MR. COUNSELLOR SMIRNOV: In any case do you contend that neither in 1942 nor in 1943 did Colonel Ahrens report to you in regard to this affair?

OBERHÄUSER: Colonel Ahrens never told me anything about it, and he would have told me if he had known.

MR. COUNSELLOR SMIRNOV: I am interested in the following answer which you gave to a question by defense counsel. You remarked that the signal regiment had not enough weapons to carry out shootings. What do you mean by that? How many, and what kind of weapons did the regiment possess?

OBERHÄUSER: The signal regiment were mostly equipped with pistols and with carbines. They had no automatic arms.

MR. COUNSELLOR SMIRNOV: Pistols? Of what caliber?

OBERHÄUSER: They were Parabellum pistols. The caliber, I think, was 7.65, but I cannot remember for certain.

MR. COUNSELLOR SMIRNOV: Parabellum pistols, 7.65, or were there Mauser pistols or any other kind of weapons?

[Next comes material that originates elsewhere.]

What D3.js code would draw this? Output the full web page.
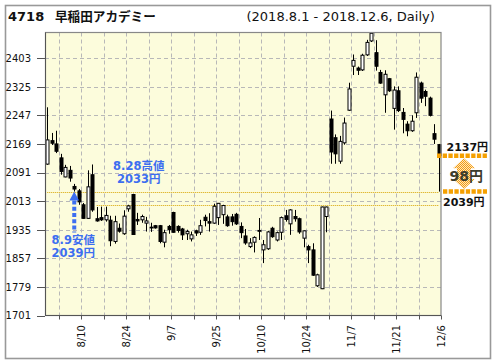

OBERHÄUSER: That varied. Noncommissioned officers, as far as I know, had the smaller Mauser pistols. Actually, only noncommissioned officers were equipped with pistols. The majority of the men had carbines.

MR. COUNSELLOR SMIRNOV: I would like you to tell us some more about the pistols. You say that they were 7.65 caliber pistols, is that so?

OBERHÄUSER: I cannot now, at the moment, give you exact information about the caliber. I only know that the Parabellum pistol was 7.65 or some such caliber. I think the Mauser pistol had a somewhat smaller caliber.